Kettle’s Yard History of Art Intern, Lucy Howie, discusses the importance of our recent acquisition of a drawing by Sophie Taeuber-Arp that is currently on temporary display in the house.

It is a fantastic opportunity to be writing about Kettle’s Yard’s recently acquired drawing by Sophie Taeuber-Arp, during the first retrospective of her work in the UK at Tate Modern; an exhibition that is long overdue. It is only with this new acquisition and Tate Modern’s display that I have been properly introduced to Taeuber-Arp’s extensive and interdisciplinary oeuvre, and I am glad to see that her work is beginning to be taken seriously in the context of European modernism. Alongside many of her contemporaries who were women, little has been written of Taeuber-Arp’s contribution to the development of abstraction in early 20th-century Europe. The display at Tate Modern, and our hanging of Dessin in the Kettle’s Yard extension will, I hope, go some way to remedy this obscuration from histories of modernism.

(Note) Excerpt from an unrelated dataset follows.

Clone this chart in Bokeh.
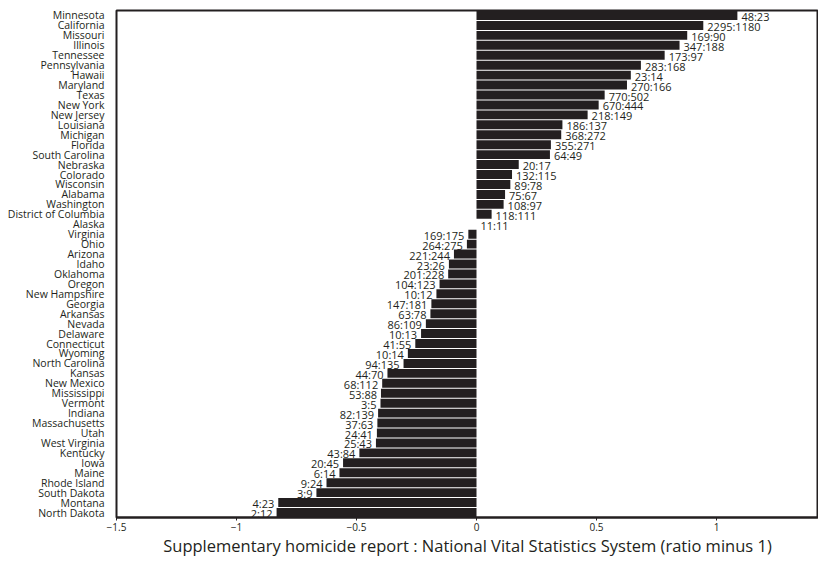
from bokeh.plotting import figure
from bokeh.models import ColumnDataSource, FactorRange, Range1d, FixedTicker, CustomJSTickFormatter
from bokeh.core.properties import value
from bokeh.embed import file_html
from bokeh.resources import INLINE

states = ["Minnesota", "California", "Missouri", "Illinois", "Tennessee", "Pennsylvania",
          "Hawaii", "Maryland", "Texas", "New York", "New Jersey", "Louisiana", "Michigan",
          "Florida", "South Carolina", "Nebraska", "Colorado", "Wisconsin", "Alabama",
          "Washington", "District of Columbia", "Alaska", "Virginia", "Ohio", "Arizona",
          "Idaho", "Oklahoma", "Oregon", "New Hampshire", "Georgia", "Arkansas", "Nevada",
          "Delaware", "Connecticut", "Wyoming", "North Carolina", "Kansas", "New Mexico",
          "Mississippi", "Vermont", "Indiana", "Massachusetts", "Utah", "West Virginia",
          "Kentucky", "Iowa", "Maine", "Rhode Island", "South Dakota", "Montana", "North Dakota"]

ratio_labels = ["48:23", "2295:1180", "169:90", "347:188", "173:97", "283:168",
                "23:14", "270:166", "770:502", "670:444", "218:149", "186:137", "368:272",
                "355:271", "64:49", "20:17", "132:115", "89:78", "75:67",
                "108:97", "118:111", "11:11", "169:175", "264:275", "221:244",
                "23:26", "201:228", "104:123", "10:12", "147:181", "63:78", "86:109",
                "10:13", "41:55", "10:14", "94:135", "44:70", "68:112",
                "53:88", "3:5", "82:139", "37:63", "24:41", "25:43",
                "43:84", "20:45", "6:14", "9:24", "3:9", "4:23", "2:12"]

values = [1.087, 0.945, 0.878, 0.846, 0.784, 0.685,
          0.643, 0.627, 0.534, 0.509, 0.463, 0.358, 0.353,
          0.310, 0.306, 0.176, 0.148, 0.141, 0.119,
          0.113, 0.063, 0.0, -0.034, -0.040, -0.094,
          -0.115, -0.118, -0.154, -0.167, -0.188, -0.192, -0.211,
          -0.231, -0.255, -0.286, -0.304, -0.371, -0.393,
          -0.398, -0.400, -0.410, -0.413, -0.415, -0.419,
          -0.488, -0.556, -0.571, -0.625, -0.667, -0.826, -0.833]

x_ticks = [-1.5, -1.0, -0.5, 0.0, 0.5, 1.0, 1.5]
x_title = "Supplementary homicide report : National Vital Statistics System (ratio minus 1)"

FONT = "Open Sans"
BAR = "#231F20"

align = ["left" if v >= 0 else "right" for v in values]
xoff = [4 if v >= 0 else -4 for v in values]

src = ColumnDataSource(dict(state=states, val=values, lab=ratio_labels, align=align, xoff=xoff))

p = figure(width=818, height=559, output_backend="svg", toolbar_location=None,
           y_range=FactorRange(factors=list(reversed(states))),
           x_range=Range1d(-1.5, 1.425),
           min_border_left=116, min_border_right=0, min_border_top=10, min_border_bottom=42)

p.hbar(y="state", left=0, right="val", height=0.9, source=src,
       fill_color=BAR, line_color=None)

p.text(x="val", y="state", text="lab", source=src, text_align="align", x_offset="xoff",
       y_offset=1, text_baseline="middle", text_font=value(FONT), text_font_size="11px",
       text_color=BAR)

p.xgrid.visible = False
p.ygrid.visible = False
p.outline_line_color = BAR
p.outline_line_width = 2
p.background_fill_color = "white"
p.border_fill_color = "white"

xa = p.xaxis[0]
xa.ticker = FixedTicker(ticks=x_ticks)
xa.formatter = CustomJSTickFormatter(code="return tick < 0 ? '\u2212' + Math.abs(tick) : String(tick);")
xa.axis_line_color = BAR
xa.axis_line_width = 2
xa.major_tick_in = 0
xa.major_tick_out = 3
xa.major_tick_line_color = BAR
xa.minor_tick_line_color = None
xa.major_label_text_font = FONT
xa.major_label_text_font_size = "10px"
xa.major_label_text_color = BAR
xa.major_label_standoff = 2
xa.axis_label = x_title
xa.axis_label_text_font = FONT
xa.axis_label_text_font_size = "16.5px"
xa.axis_label_text_font_style = "normal"
xa.axis_label_text_color = BAR
xa.axis_label_standoff = 0

ya = p.yaxis[0]
ya.axis_line_color = None
ya.major_tick_line_color = None
ya.minor_tick_line_color = None
ya.major_tick_in = 0
ya.major_tick_out = 0
ya.major_label_standoff = 12
ya.major_label_text_font = FONT
ya.major_label_text_font_size = "10.5px"
ya.major_label_text_color = BAR

open("out.html", "w").write(file_html(p, INLINE))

Sophie Taeuber was born in Switzerland and began her artistic career studying textile design. Distinct from many of her contemporaries, she developed an interest in blurring traditional lines between fine art, craft and design, and in employing modernist theories of abstraction in the decorative arts.

Dessin was produced in 1915, the year that Taeuber-Arp moved to Zürich and became associated with the Zürich Dada movement. Her works made at this time are notable for their ‘vertical-horizontal’ compositions, based in square or vertical rectangular shapes. During this period, Taeuber-Arp produced numerous works on paper like Dessin. Between 1916 and 1918, she and fellow artist Jean Arp (her lifelong companion and later husband) renounced oil painting altogether so as ‘to avoid any reminiscence of canvas painting, which we regarded as characteristic of a pretentious and conceited world.’

Sophie Taeuber-Arp, Dessin, 1915. Pencil on paper. Alan Reynolds Bequest, 2019.
Dessin at Kettle’s Yard

Unlike other artists, who came to abstraction from figuration, Taeuber-Arp’s abstract geometric style derived directly from the grid structure of woven textiles. Visiting the Tate exhibition, what immediately stood out to me were Taeuber-Arp’s geometrical vertical-horizontal compositions created with wool and needlework. Framed alongside her early abstract compositions on paper in the first room of Tate’s display, Taeuber-Arp’s cross-stitch vertical-horizontal compositions are constructed with grid-like structures and have carefully considered colour combinations.

I find Taeuber-Arp’s arrival at abstraction fascinating considering gendered theoretical debates from the time that directly opposed abstraction with figuration. In the Cercle et Carré group, which Taeuber-Arp joined in 1929, abstract artists were noticeably in favour of an ‘intellectualised’ and therefore ‘masculine’ abstraction, removed from the material world. Taeuber-Arp’s abstract compositions challenge this by rejecting the figurative or naturalistic styles that were considered ‘feminine’. This is further complicated by the fact that Taeuber-Arp came to abstraction through methods used in the ‘applied arts’ and crafts, particularly textiles, again considered within the realm of the feminine. In this sense, Taeuber-Arp posed a challenge to the strict ‘either/or’ artistic divisions between abstraction/figuration, and fine art/decorative arts, within which she was embroiled. Taeuber-Arp’s combination of pure abstraction with textile design pushed at the boundaries of modernist theory and nuanced contemporaneous considerations of the male/female dichotomy.

An exhibition of her work is on show at Tate Modern until 17 October 2021.